Building regulations are separate from planning permission. Here's what they cover and how building control inspections work.

Building regulations and planning permission are two separate systems that often get confused. While planning controls what you can build and where, building regulations control how you build - ensuring structures are safe, energy efficient, and accessible.

When Do Building Regulations Apply?

Most building work requires building regulations approval, including:

  • Extensions and conversions
  • Structural alterations (removing walls, adding beams)
  • New or replacement heating systems
  • Electrical work in kitchens, bathrooms, and outdoors
  • Replacement windows (unless installed by a FENSA-registered company)
  • New bathrooms or kitchens (if involving drainage changes)
  • Underpinning

Exempt Work

Some minor work doesn't need building regulations:

  • Like-for-like repairs
  • Detached buildings under 15m² with no sleeping accommodation
  • Certain porches under 30m²
  • Some conservatories (if thermally separated from the house)

The Two Routes

Full Plans Application

Submit detailed plans before you start.

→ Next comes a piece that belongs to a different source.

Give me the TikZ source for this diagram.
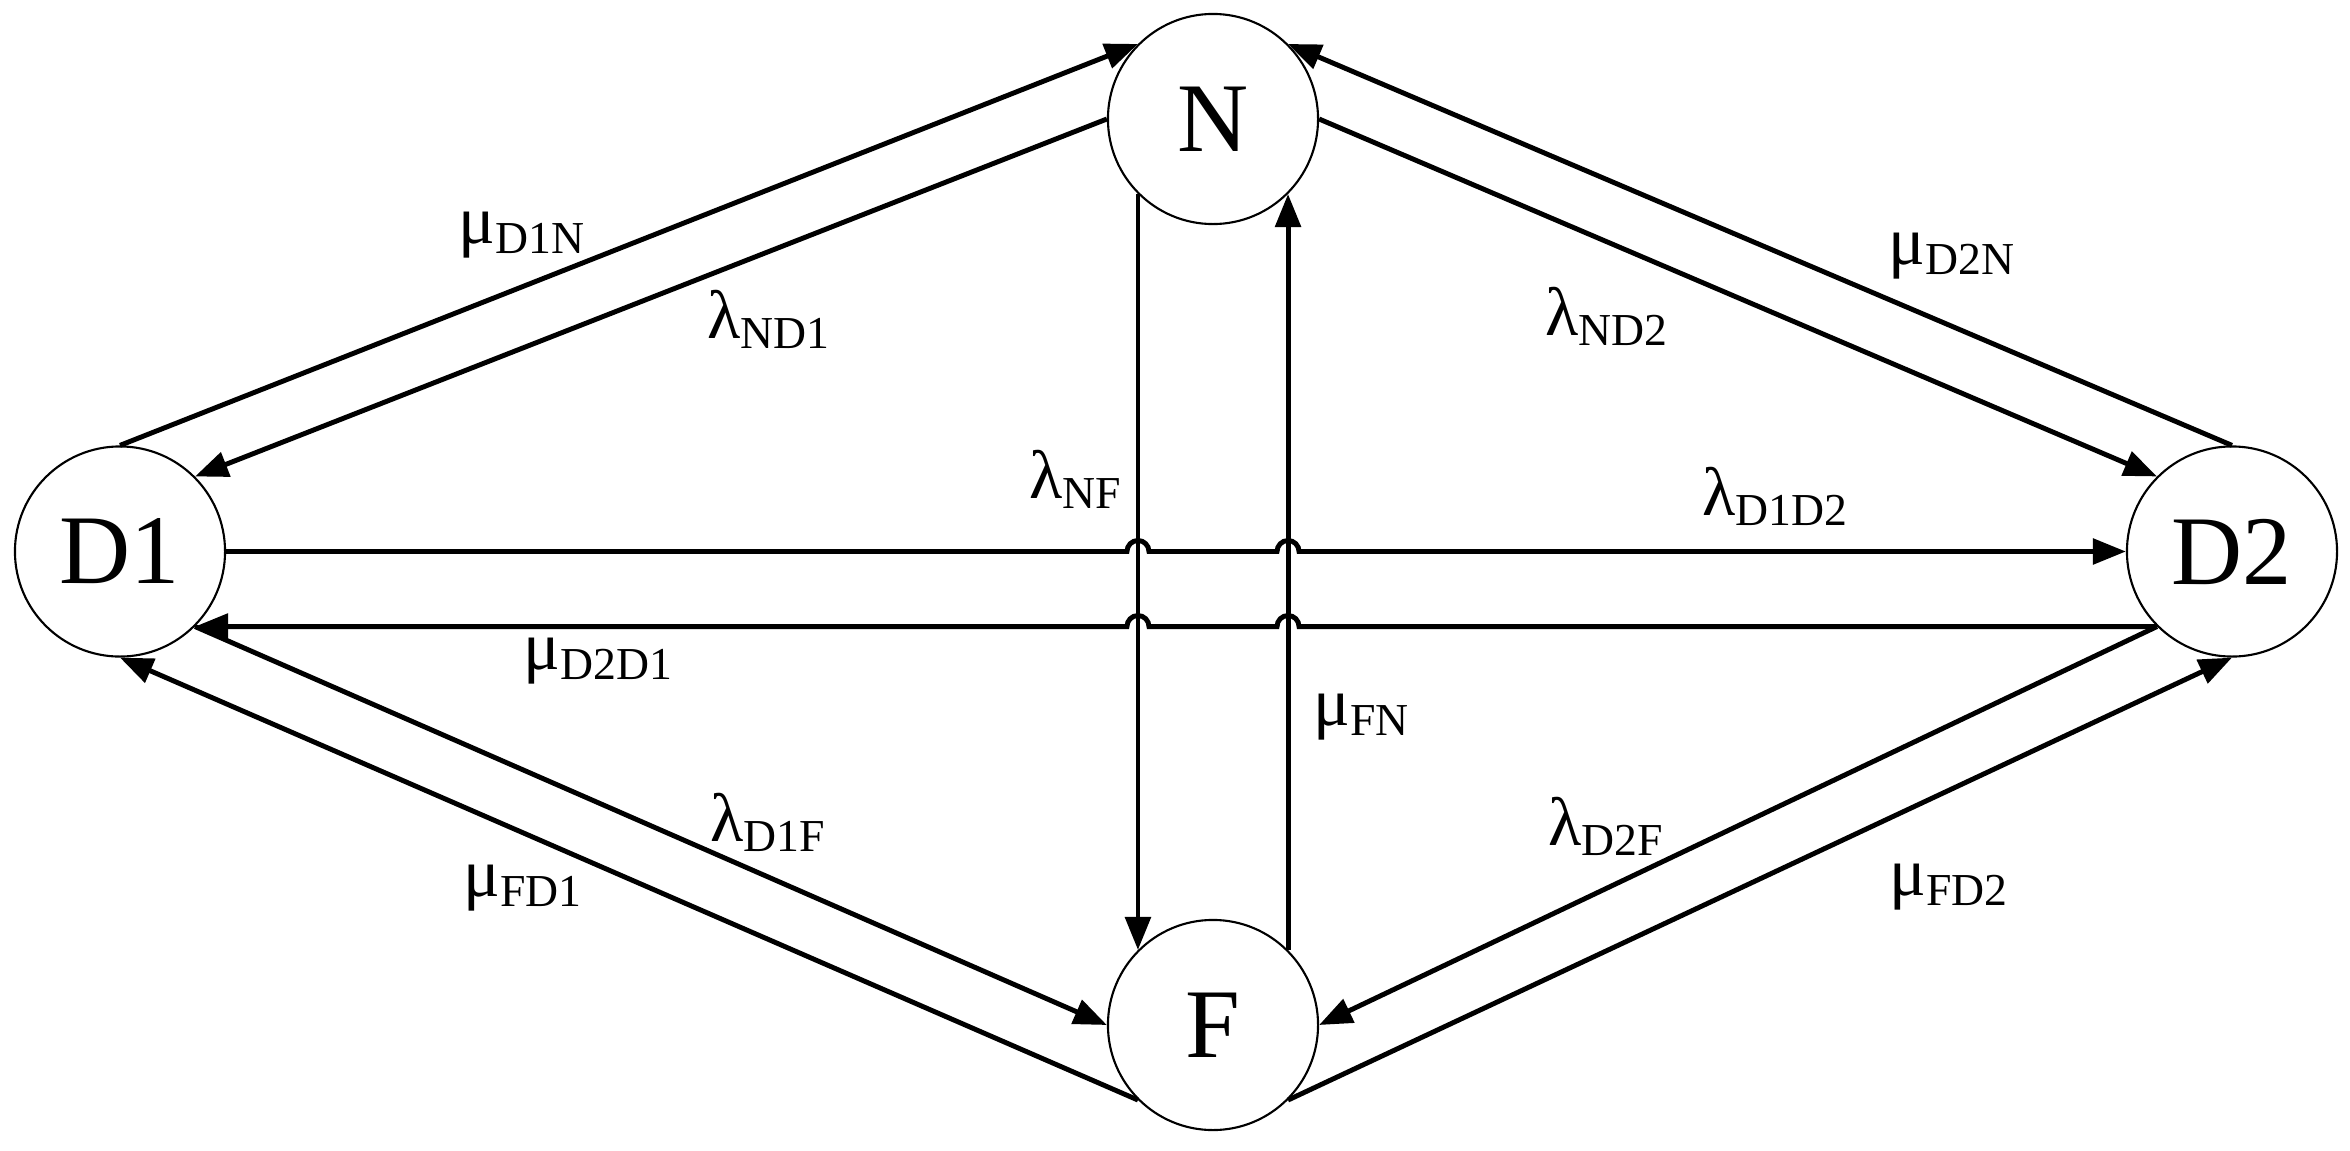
\documentclass[tikz,border=0pt]{standalone}
\usepackage{fontspec}
\setmainfont{Liberation Serif}
\usetikzlibrary{arrows.meta}
\newcommand\rlab[2]{#1\raisebox{-3pt}{\fontsize{13}{13}\selectfont #2}}
\begin{document}
\begin{tikzpicture}[x=0.01cm,y=0.01cm,
  stnode/.style={circle,draw,line width=0.6pt,minimum size=2.1cm,inner sep=0pt,font=\fontsize{28}{28}\selectfont},
  edg/.style={line width=1.4pt,-{Triangle[length=9.4pt,width=7.2pt]}},
  lbl/.style={inner sep=0pt,anchor=base west,font=\fontsize{19.5}{20}\selectfont}]
\useasboundingbox (0,0) rectangle (2350,1150);
\node[stnode] (N) at (1213,1031) {N};
\node[stnode] (D1) at (120,598.5) {D1};
\node[stnode] (D2) at (2232,598.5) {D2};
\node[stnode] (F) at (1213,125) {F};
% crossings
\coordinate (c1) at (N.south west |- D1.east);
\coordinate (c2) at (N.south east |- D1.east);
\coordinate (c3) at (N.south west |- D2.south west);
\coordinate (c4) at (N.south east |- D2.south west);
% diagonals
\draw[edg] (D1.north) -- (N.north west);
\draw[edg] (N.west) -- (D1.north east);
\draw[edg] (D2.north) -- (N.north east);
\draw[edg] (N.east) -- (D2.north west);
\draw[edg] (D1.south east) -- (F.west);
\draw[edg] (F.south west) -- (D1.south);
\draw[edg] (D2.south west) -- (F.east);
\draw[edg] (F.south east) -- (D2.south);
% verticals
\draw[edg] (N.south west) -- (F.north west);
\draw[edg] (F.north east) -- (N.south east);
% horizontals with jumps
\draw[edg] (D1.east) -- ([xshift=-0.11cm]c1) arc[start angle=180,end angle=0,radius=0.11cm]
  -- ([xshift=-0.11cm]c2) arc[start angle=180,end angle=0,radius=0.11cm] -- (D2.west);
\draw[edg] (D2.south west) -- ([xshift=0.11cm]c4) arc[start angle=0,end angle=180,radius=0.11cm]
  -- ([xshift=0.11cm]c3) arc[start angle=0,end angle=180,radius=0.11cm] -- (D1.south east);
% labels
\node[lbl] (l1) at (458,907) {\rlab{μ}{D1N}};
\node[lbl] (l2) at (707,812) {\rlab{λ}{ND1}};
\node[lbl] (l3) at (1888,886) {\rlab{μ}{D2N}};
\node[lbl] (l4) at (1545,815) {\rlab{λ}{ND2}};
\node[lbl] (l5) at (1029,652) {\rlab{λ}{NF}};
\node[lbl] (l6) at (1702,635) {\rlab{λ}{D1D2}};
\node[lbl] (l7) at (523,481) {\rlab{μ}{D2D1}};
\node[lbl] (l8) at (1313,425) {\rlab{μ}{FN}};
\node[lbl] (l9) at (710,309) {\rlab{λ}{D1F}};
\node[lbl] (l10) at (463,254) {\rlab{μ}{FD1}};
\node[lbl] (l11) at (1548,305) {\rlab{λ}{D2F}};
\node[lbl] (l12) at (1889,255) {\rlab{μ}{FD2}};
\end{tikzpicture}
\end{document}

Building control checks them and issues an approval notice. Best for complex work where you want certainty upfront.

Building Notice

Notify building control that you're starting work - no plans required. Quicker and cheaper, but riskier: if inspectors find problems during construction, you may need to redo work.

Local Authority vs Approved Inspectors

You can use either your council's building control team or a private Approved Inspector. Private inspectors often offer faster response times and more flexible inspection scheduling, while council building control has the advantage of local knowledge and no profit motive.

The Inspection Process

Typical inspection stages for an extension:

  1. Commencement - notify before you start
  2. Foundation excavation - before concrete is poured
  3. Foundation concrete - before backfilling
  4. Damp-proof course
  5. Drainage - before covering
  6. Structural frame / floor / roof - before covering
  7. Insulation - before plasterboarding
  8. Completion - final inspection

The Completion Certificate

When work is finished and inspected, building control issues a completion certificate. This is a crucial document:

  • Required by mortgage lenders and conveyancers
  • Proves the work meets building regulations
  • Needed if you sell the property
  • Without it, you may need retrospective regularisation (which costs more and involves opening up completed work)

Always get your completion certificate. It's one of the most commonly missed steps in home improvement projects.